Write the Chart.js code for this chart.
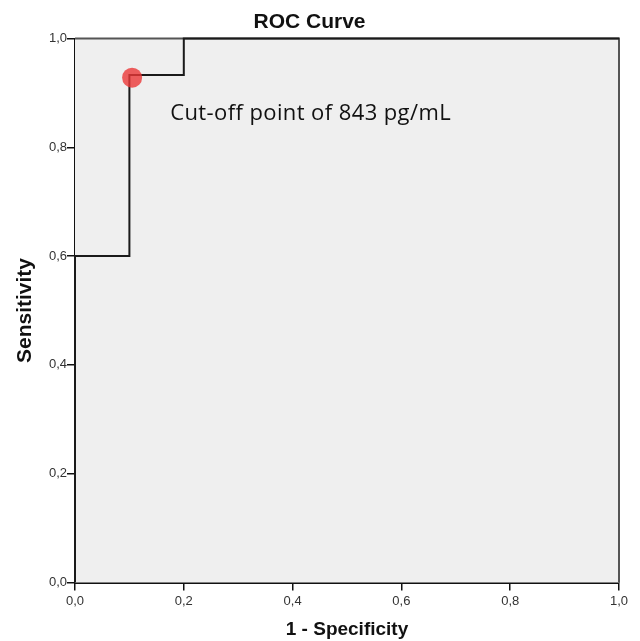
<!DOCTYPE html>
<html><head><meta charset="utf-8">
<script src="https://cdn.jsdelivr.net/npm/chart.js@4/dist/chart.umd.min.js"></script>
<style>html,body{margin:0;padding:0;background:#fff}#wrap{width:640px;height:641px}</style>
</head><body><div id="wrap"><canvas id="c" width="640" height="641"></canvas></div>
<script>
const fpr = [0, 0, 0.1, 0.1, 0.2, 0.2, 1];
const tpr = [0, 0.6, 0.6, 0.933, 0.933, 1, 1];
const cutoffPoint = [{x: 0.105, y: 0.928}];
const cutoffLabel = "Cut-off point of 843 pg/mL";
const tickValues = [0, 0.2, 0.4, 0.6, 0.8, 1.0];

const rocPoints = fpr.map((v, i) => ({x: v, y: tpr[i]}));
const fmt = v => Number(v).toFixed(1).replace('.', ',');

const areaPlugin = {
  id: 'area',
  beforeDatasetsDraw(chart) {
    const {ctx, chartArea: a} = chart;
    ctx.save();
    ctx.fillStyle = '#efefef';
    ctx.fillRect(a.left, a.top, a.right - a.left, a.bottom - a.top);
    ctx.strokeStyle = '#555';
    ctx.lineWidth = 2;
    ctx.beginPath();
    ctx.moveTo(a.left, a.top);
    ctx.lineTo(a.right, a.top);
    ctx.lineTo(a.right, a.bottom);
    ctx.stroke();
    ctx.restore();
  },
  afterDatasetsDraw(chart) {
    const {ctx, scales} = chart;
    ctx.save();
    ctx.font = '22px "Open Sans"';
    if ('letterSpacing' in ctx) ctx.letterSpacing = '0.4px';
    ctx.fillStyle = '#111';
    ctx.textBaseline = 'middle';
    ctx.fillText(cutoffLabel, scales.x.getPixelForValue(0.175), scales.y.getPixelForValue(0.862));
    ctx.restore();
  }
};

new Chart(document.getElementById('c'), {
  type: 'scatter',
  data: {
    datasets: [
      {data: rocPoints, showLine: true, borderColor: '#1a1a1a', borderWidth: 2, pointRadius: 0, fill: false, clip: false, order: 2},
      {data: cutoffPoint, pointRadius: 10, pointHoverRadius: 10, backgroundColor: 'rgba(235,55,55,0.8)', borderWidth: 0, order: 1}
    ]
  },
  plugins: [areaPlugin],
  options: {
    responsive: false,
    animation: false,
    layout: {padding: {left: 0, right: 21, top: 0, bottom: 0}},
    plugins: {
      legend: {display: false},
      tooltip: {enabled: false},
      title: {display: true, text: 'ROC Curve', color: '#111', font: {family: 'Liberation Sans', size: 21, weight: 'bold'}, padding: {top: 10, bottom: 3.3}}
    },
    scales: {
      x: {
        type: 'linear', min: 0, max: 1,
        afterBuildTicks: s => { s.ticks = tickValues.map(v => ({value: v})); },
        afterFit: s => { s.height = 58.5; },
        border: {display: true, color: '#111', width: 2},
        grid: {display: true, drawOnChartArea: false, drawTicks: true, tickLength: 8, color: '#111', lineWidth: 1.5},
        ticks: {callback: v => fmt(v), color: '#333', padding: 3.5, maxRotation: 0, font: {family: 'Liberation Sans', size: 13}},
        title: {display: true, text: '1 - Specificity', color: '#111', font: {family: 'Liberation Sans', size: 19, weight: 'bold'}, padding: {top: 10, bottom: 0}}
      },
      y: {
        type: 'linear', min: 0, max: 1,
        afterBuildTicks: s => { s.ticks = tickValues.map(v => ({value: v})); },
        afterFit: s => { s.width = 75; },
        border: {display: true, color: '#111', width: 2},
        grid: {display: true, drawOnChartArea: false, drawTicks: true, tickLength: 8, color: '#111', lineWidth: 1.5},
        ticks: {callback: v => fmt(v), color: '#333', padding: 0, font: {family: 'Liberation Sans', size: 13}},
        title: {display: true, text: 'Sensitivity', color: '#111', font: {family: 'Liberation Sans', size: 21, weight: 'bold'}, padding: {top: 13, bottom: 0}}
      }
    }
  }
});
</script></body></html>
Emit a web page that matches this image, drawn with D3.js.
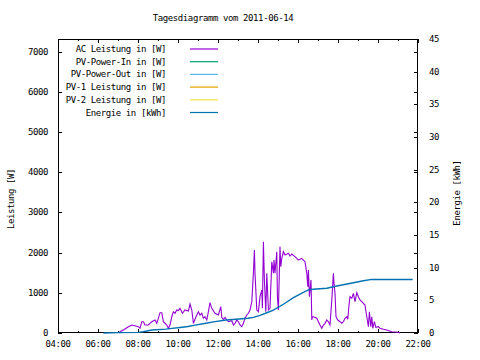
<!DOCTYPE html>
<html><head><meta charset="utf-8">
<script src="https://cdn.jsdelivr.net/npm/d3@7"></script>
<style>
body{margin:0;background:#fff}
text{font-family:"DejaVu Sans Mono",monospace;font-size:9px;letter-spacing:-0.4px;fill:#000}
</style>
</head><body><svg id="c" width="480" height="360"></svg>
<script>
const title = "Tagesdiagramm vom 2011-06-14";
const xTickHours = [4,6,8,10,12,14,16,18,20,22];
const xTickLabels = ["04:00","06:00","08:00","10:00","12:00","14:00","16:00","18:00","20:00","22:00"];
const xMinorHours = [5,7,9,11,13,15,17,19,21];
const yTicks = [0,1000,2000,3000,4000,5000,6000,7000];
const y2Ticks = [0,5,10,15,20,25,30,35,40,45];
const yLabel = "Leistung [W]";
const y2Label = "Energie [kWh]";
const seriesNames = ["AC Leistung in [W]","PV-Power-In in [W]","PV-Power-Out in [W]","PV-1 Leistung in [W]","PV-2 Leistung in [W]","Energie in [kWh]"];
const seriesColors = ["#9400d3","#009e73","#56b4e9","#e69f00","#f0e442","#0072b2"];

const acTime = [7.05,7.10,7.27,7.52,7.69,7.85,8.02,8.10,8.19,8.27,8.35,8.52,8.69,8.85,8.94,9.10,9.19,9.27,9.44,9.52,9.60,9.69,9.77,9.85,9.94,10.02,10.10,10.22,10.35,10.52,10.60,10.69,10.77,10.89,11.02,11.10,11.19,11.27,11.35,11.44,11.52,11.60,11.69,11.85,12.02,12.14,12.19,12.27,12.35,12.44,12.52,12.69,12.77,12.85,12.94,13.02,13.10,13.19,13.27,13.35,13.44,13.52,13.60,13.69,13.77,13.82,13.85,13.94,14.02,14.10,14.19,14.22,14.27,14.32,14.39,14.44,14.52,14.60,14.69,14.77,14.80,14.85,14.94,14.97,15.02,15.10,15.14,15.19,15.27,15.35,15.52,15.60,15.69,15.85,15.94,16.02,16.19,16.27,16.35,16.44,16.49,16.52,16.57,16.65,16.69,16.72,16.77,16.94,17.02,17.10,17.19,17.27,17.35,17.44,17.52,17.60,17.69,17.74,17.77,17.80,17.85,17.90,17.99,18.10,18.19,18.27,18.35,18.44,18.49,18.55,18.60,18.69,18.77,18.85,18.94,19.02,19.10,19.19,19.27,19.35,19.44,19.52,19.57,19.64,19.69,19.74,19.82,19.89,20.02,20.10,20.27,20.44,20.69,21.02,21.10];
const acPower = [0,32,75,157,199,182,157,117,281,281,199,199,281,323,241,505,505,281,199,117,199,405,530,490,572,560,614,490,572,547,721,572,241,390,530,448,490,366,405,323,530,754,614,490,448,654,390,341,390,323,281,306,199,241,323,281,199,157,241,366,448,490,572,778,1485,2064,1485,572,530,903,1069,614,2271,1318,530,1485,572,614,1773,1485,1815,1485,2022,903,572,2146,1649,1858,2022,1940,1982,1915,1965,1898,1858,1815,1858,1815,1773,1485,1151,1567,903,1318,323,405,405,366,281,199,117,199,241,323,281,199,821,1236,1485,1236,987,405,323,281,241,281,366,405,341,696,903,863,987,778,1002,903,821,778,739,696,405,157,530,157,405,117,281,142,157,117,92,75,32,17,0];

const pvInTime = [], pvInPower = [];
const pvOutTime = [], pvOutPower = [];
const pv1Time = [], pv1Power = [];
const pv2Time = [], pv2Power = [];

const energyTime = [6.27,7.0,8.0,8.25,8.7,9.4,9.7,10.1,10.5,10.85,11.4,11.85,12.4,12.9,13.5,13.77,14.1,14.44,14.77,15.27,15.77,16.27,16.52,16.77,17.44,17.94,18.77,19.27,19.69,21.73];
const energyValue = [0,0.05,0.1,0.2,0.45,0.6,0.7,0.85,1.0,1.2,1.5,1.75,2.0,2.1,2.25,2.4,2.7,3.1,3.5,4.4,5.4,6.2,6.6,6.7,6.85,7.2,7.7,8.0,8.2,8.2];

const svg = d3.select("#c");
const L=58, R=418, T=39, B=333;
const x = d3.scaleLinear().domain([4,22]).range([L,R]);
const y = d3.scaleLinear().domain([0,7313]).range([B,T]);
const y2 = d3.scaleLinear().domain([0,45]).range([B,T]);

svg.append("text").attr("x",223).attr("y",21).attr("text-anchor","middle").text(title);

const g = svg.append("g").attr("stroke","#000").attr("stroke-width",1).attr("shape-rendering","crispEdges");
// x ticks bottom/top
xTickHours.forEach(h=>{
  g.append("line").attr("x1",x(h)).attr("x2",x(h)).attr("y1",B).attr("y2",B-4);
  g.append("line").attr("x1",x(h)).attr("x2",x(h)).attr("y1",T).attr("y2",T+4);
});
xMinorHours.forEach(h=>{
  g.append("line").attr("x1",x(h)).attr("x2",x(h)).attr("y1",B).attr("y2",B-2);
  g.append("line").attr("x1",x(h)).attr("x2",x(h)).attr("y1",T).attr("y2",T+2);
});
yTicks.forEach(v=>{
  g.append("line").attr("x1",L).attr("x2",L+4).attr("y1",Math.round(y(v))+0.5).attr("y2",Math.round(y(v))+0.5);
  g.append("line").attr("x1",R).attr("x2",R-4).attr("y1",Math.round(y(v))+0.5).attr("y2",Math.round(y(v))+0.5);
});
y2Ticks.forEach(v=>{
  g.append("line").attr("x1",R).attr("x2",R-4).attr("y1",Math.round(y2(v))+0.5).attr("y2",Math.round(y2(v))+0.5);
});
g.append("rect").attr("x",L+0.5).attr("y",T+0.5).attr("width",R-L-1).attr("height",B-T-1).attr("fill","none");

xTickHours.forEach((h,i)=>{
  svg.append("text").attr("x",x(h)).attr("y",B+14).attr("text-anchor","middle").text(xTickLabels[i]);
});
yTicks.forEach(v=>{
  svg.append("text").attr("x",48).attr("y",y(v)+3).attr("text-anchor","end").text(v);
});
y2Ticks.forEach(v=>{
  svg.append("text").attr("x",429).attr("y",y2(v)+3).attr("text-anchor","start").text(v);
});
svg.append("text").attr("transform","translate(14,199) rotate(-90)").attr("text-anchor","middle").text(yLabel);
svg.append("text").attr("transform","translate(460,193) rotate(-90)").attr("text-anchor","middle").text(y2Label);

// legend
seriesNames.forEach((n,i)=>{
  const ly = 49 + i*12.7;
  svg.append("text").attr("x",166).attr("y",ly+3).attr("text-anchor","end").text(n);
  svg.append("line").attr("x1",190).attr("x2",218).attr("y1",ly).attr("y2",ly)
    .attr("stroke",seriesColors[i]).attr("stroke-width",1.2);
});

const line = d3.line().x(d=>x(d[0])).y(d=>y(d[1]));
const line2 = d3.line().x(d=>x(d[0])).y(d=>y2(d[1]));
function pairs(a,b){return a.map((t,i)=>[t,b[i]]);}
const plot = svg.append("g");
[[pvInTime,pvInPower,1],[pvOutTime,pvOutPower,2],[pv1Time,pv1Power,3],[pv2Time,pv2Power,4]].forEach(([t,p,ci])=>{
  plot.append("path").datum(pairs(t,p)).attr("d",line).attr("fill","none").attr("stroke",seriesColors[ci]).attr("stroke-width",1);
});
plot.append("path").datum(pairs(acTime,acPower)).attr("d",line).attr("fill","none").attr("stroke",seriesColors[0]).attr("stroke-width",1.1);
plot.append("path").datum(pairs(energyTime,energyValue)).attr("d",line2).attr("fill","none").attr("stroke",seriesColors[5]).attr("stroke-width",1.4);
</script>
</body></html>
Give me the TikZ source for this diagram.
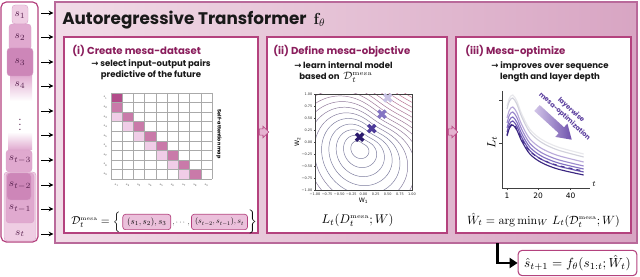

**Exercise:**
Every line from the top of the material above through the line with "const fmt = v" should be duplicated exactly, please; leave out the pictures.

**Written solution:**
Write the Chart.js code for this chart.
<!DOCTYPE html>
<html><head><meta charset="utf-8">
<script src="https://cdn.jsdelivr.net/npm/chart.js@4/dist/chart.umd.min.js"></script>
<style>html,body{margin:0;padding:0;background:#fff}#wrap{width:640px;height:641px}</style>
</head><body><div id="wrap"><canvas id="c" width="640" height="641"></canvas></div>
<script>
const fpr = [0, 0, 0.1, 0.1, 0.2, 0.2, 1];
const tpr = [0, 0.6, 0.6, 0.933, 0.933, 1, 1];
const cutoffPoint = [{x: 0.105, y: 0.928}];
const cutoffLabel = "Cut-off point of 843 pg/mL";
const tickValues = [0, 0.2, 0.4, 0.6, 0.8, 1.0];

const rocPoints = fpr.map((v, i) => ({x: v, y: tpr[i]}));
const fmt = v => Number(v).toFixed(1).replace('.', ',');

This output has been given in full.